(Records with drawing code)
========

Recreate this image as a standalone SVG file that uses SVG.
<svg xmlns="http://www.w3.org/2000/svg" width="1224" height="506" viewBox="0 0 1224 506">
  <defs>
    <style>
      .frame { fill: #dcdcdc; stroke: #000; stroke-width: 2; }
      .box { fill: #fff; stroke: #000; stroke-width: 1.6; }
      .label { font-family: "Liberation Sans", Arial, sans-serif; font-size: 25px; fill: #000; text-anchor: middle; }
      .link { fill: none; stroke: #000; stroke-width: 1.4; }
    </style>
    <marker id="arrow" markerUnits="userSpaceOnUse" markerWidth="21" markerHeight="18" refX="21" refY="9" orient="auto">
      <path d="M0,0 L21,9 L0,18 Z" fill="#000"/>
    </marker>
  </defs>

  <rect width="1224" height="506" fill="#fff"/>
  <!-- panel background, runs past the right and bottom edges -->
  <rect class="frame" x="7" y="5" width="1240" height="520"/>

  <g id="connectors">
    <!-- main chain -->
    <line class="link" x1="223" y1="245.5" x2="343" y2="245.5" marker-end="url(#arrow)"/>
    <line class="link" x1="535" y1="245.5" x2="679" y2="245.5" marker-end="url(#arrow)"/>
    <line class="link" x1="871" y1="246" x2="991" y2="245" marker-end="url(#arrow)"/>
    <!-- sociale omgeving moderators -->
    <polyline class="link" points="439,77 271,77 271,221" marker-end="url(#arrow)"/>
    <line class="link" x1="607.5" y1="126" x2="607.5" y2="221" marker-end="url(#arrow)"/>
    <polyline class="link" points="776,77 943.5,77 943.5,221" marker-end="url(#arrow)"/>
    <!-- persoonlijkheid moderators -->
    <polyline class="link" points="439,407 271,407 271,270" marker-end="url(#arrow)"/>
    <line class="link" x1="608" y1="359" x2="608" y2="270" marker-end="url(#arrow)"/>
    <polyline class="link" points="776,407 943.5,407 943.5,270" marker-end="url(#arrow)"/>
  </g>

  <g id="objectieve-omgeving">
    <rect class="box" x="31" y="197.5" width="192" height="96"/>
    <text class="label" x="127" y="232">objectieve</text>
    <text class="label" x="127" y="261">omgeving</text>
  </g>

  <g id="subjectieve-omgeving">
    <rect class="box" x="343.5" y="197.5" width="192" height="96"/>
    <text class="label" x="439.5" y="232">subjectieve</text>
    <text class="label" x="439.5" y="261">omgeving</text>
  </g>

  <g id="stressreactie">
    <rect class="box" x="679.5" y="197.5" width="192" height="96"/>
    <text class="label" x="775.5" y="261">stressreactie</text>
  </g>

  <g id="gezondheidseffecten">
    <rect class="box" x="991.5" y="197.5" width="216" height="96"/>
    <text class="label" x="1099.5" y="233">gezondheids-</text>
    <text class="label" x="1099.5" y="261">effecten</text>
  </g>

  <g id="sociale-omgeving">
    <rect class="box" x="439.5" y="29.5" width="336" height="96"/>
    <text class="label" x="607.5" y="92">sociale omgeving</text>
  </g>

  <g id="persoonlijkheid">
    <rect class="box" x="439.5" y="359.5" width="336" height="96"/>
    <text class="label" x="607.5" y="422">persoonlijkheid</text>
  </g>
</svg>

========

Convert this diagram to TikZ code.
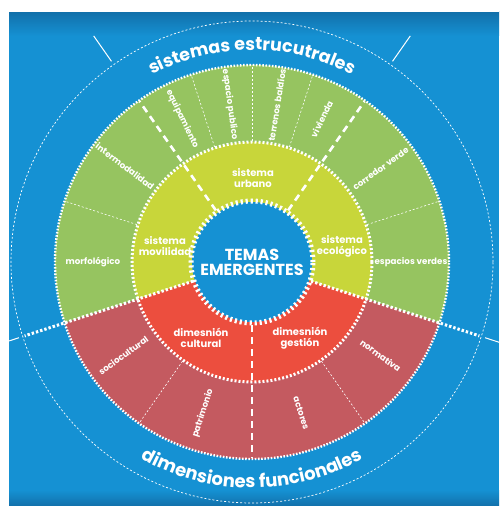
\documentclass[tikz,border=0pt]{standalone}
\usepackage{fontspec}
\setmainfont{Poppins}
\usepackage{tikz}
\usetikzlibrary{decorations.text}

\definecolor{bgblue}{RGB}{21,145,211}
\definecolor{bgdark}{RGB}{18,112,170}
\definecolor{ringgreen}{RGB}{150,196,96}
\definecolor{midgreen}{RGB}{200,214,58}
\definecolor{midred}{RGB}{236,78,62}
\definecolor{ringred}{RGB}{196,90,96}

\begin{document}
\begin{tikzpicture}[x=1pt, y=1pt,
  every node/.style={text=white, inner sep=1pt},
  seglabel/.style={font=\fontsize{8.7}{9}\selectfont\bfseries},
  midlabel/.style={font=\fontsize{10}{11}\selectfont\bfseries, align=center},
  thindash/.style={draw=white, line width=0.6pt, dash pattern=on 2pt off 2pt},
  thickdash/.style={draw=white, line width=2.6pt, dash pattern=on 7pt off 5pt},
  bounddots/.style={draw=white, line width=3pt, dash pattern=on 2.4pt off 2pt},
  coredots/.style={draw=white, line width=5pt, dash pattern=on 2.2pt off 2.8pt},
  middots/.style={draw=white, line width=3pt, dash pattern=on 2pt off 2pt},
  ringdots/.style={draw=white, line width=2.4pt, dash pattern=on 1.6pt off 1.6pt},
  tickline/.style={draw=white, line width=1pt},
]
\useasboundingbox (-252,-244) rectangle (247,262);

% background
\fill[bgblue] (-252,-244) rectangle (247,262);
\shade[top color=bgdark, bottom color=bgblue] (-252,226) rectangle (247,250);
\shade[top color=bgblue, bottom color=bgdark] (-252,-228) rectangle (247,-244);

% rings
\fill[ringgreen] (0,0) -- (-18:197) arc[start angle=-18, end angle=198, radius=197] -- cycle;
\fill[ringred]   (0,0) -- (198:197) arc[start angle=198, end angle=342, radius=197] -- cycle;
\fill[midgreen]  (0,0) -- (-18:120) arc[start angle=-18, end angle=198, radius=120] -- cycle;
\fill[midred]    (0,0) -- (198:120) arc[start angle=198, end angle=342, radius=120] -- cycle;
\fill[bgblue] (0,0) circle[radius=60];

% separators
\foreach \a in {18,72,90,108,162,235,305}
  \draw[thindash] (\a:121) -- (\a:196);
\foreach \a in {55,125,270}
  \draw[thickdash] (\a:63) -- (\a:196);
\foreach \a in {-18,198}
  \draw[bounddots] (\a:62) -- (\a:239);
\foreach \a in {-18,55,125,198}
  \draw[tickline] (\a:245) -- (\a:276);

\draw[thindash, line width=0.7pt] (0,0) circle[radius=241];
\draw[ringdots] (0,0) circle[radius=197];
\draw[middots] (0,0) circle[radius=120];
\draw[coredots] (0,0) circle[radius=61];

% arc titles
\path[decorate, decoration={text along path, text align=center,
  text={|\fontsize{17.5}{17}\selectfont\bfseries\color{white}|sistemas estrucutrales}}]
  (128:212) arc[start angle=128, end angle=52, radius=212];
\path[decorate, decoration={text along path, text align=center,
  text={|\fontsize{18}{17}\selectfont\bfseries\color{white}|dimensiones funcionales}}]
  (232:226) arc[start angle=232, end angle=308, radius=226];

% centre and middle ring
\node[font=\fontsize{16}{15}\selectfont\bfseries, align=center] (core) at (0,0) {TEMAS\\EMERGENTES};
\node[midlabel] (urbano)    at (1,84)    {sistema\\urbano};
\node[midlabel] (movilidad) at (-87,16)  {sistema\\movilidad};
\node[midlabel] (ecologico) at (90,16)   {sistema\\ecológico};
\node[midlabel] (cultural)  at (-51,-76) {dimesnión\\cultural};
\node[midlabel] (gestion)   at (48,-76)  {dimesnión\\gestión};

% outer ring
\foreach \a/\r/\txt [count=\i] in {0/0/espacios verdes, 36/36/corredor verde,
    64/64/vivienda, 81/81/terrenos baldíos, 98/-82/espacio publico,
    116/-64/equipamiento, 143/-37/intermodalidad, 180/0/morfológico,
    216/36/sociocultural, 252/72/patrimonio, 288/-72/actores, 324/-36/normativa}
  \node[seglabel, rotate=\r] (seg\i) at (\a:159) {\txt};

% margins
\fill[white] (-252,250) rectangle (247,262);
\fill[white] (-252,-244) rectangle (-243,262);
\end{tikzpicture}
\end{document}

========

> [What to produce]
Reply with one number: the count of lines in the entries that include the word "standalone".

> [Task result]
2